● EXERCISE INSTRUCTIONS: In the entries below, find the line containing "Emit a Python" and the line containing "from matplotlib.ticker import". Copy those two lines and everything between them exactly, and only that.

§ §

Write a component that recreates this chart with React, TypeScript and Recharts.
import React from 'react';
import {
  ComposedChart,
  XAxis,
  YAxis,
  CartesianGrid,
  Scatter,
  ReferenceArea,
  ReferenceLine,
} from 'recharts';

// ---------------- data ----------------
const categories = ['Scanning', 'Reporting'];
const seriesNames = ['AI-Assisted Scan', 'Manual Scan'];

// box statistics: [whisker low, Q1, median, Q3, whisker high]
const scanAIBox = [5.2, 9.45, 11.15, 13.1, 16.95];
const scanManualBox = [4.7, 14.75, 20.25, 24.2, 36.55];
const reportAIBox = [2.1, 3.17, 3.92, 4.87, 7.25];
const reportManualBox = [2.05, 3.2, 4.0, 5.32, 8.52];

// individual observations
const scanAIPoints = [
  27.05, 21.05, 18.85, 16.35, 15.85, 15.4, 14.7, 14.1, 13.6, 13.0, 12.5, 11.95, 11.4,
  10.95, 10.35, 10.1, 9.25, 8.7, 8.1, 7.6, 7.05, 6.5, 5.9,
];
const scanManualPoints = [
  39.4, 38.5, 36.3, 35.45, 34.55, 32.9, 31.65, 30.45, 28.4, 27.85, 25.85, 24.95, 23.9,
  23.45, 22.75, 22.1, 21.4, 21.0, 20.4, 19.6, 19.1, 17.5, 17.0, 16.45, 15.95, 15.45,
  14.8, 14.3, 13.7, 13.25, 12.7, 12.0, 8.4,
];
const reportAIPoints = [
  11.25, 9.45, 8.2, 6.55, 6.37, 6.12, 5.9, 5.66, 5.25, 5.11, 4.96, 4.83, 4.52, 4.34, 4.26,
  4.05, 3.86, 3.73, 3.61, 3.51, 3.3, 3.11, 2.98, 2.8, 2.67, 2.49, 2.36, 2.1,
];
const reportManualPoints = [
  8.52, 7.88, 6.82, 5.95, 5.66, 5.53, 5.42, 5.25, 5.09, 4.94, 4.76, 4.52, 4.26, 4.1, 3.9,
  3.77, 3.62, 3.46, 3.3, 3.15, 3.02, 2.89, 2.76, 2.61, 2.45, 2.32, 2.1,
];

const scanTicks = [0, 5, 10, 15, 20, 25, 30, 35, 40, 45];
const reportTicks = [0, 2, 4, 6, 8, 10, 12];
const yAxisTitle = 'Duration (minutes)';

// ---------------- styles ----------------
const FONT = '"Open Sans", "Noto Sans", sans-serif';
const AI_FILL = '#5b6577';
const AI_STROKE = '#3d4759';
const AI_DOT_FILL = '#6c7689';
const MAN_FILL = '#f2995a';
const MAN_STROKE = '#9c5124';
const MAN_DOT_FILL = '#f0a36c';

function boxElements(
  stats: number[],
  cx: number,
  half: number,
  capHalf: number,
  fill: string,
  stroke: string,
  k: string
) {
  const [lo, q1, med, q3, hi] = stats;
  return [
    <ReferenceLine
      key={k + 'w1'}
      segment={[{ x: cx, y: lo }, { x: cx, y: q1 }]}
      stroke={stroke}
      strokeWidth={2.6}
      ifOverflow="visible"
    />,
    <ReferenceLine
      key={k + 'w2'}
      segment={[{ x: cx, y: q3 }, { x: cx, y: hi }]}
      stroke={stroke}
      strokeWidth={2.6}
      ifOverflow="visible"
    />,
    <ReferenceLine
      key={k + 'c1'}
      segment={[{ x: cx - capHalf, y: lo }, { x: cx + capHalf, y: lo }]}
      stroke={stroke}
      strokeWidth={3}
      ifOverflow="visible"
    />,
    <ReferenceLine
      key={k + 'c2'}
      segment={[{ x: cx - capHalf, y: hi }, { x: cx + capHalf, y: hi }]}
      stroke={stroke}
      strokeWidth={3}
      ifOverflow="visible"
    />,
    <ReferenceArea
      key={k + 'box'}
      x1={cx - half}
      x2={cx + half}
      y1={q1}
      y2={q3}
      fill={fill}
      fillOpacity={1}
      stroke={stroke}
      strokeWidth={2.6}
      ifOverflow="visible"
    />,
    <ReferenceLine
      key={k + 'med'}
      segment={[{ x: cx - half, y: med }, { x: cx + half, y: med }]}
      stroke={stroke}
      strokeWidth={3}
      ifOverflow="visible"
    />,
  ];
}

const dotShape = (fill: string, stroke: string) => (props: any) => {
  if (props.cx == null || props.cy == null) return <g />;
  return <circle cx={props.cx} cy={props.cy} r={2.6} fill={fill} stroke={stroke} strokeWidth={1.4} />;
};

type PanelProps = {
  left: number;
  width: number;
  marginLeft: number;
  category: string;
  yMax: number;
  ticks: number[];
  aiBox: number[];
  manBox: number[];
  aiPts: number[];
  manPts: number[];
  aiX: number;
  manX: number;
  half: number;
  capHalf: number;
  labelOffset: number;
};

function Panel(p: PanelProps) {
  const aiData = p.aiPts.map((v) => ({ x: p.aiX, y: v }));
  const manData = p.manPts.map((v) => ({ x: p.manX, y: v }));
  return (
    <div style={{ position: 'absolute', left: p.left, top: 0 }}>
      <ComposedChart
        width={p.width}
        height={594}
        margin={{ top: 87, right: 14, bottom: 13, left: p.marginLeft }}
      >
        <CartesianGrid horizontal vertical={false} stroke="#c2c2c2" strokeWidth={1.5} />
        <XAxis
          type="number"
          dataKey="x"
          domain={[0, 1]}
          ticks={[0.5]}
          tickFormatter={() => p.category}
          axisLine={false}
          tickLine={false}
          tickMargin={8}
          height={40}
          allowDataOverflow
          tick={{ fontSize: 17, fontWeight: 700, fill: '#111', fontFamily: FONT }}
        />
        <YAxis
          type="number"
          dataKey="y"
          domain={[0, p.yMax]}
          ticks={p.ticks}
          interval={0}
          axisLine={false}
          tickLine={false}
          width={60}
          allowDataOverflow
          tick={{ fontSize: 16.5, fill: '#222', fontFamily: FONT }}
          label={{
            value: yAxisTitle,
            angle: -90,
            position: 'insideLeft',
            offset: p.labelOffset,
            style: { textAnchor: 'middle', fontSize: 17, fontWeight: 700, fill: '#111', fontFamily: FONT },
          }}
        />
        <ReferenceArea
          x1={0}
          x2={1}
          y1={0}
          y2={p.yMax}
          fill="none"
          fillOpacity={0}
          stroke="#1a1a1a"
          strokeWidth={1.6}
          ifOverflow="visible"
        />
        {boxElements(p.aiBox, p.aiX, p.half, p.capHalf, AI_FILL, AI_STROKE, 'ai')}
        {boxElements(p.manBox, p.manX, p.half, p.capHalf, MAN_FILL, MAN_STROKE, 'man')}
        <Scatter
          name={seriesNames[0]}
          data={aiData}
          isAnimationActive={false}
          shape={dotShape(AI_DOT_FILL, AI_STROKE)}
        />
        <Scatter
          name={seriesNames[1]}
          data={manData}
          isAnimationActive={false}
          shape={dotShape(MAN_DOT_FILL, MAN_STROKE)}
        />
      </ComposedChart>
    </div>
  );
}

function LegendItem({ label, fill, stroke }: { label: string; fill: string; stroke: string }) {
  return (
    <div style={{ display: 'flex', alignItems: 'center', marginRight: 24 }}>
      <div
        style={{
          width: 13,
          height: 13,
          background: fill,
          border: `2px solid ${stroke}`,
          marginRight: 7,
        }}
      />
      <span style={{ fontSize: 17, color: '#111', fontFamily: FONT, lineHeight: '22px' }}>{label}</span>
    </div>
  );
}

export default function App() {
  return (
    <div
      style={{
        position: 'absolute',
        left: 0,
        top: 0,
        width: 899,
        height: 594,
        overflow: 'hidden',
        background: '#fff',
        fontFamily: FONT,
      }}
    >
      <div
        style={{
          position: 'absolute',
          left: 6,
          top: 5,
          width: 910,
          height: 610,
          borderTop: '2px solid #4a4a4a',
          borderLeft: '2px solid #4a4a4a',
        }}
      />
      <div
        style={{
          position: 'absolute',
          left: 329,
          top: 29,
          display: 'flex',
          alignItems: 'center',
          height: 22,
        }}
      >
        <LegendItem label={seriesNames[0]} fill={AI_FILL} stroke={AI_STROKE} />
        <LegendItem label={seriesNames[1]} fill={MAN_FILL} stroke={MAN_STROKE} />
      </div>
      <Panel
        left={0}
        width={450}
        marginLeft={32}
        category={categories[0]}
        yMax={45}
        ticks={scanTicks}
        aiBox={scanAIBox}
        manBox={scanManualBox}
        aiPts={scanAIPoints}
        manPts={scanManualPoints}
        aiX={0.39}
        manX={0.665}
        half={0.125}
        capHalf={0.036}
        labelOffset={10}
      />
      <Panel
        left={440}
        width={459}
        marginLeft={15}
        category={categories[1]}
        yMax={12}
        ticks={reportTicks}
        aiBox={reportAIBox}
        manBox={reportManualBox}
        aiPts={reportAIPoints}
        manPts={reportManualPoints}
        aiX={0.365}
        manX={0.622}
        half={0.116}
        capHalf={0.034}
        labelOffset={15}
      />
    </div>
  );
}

§ §

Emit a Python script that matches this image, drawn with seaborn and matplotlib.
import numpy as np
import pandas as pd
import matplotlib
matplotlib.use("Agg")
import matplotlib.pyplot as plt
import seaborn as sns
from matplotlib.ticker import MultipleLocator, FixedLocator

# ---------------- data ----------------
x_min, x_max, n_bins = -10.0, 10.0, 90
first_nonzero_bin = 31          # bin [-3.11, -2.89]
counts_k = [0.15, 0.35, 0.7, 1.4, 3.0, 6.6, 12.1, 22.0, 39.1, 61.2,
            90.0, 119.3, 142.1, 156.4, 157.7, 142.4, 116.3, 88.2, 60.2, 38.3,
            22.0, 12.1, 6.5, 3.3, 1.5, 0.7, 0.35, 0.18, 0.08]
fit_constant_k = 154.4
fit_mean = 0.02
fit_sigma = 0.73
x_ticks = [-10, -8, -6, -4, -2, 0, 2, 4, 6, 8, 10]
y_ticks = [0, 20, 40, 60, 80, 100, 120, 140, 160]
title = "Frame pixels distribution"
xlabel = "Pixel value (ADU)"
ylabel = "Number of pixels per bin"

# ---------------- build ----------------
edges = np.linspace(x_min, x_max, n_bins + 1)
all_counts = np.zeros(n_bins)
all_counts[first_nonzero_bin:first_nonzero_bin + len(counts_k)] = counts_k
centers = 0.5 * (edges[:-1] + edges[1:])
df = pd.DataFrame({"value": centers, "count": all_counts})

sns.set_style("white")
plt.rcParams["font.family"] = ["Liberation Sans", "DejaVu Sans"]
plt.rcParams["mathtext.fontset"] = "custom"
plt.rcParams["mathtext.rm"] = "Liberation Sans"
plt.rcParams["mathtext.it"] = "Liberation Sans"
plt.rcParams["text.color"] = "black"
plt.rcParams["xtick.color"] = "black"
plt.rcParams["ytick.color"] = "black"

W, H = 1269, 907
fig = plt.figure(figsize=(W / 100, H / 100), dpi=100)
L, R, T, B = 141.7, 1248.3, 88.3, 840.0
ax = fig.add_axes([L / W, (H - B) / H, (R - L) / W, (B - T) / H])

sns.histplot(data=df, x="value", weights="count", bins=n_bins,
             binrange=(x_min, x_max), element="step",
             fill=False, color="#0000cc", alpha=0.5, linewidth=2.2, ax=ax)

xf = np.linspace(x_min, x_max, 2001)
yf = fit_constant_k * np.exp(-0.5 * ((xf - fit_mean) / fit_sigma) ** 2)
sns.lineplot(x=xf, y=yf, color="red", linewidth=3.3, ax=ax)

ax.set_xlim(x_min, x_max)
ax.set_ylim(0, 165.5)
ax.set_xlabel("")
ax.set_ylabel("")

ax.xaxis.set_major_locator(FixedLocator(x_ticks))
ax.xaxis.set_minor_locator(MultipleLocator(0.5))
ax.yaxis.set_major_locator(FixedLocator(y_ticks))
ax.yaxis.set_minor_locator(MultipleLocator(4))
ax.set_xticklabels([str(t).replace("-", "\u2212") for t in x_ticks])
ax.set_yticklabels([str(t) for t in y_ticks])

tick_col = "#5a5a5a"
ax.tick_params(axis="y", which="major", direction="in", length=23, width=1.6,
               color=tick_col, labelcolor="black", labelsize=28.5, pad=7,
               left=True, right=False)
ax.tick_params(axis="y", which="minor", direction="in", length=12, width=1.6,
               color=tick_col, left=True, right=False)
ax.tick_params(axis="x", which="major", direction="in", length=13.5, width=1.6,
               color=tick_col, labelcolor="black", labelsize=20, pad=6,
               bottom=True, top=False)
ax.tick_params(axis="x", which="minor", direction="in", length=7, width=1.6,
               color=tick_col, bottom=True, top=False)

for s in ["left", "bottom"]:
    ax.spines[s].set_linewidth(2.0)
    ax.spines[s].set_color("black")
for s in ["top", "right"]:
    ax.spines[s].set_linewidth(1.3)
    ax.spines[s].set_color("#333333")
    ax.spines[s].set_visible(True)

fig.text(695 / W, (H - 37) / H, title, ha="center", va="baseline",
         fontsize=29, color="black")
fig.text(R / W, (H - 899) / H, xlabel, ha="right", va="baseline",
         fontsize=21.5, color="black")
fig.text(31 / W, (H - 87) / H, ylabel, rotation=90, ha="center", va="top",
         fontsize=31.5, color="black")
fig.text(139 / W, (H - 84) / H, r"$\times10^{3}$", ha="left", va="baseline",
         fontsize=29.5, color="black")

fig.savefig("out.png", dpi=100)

§ §

● RESPONSE TO THIS TASK:
Emit a Python script that matches this image, drawn with seaborn and matplotlib.
import numpy as np
import pandas as pd
import matplotlib
matplotlib.use("Agg")
import matplotlib.pyplot as plt
import seaborn as sns
from matplotlib.ticker import MultipleLocator, FixedLocator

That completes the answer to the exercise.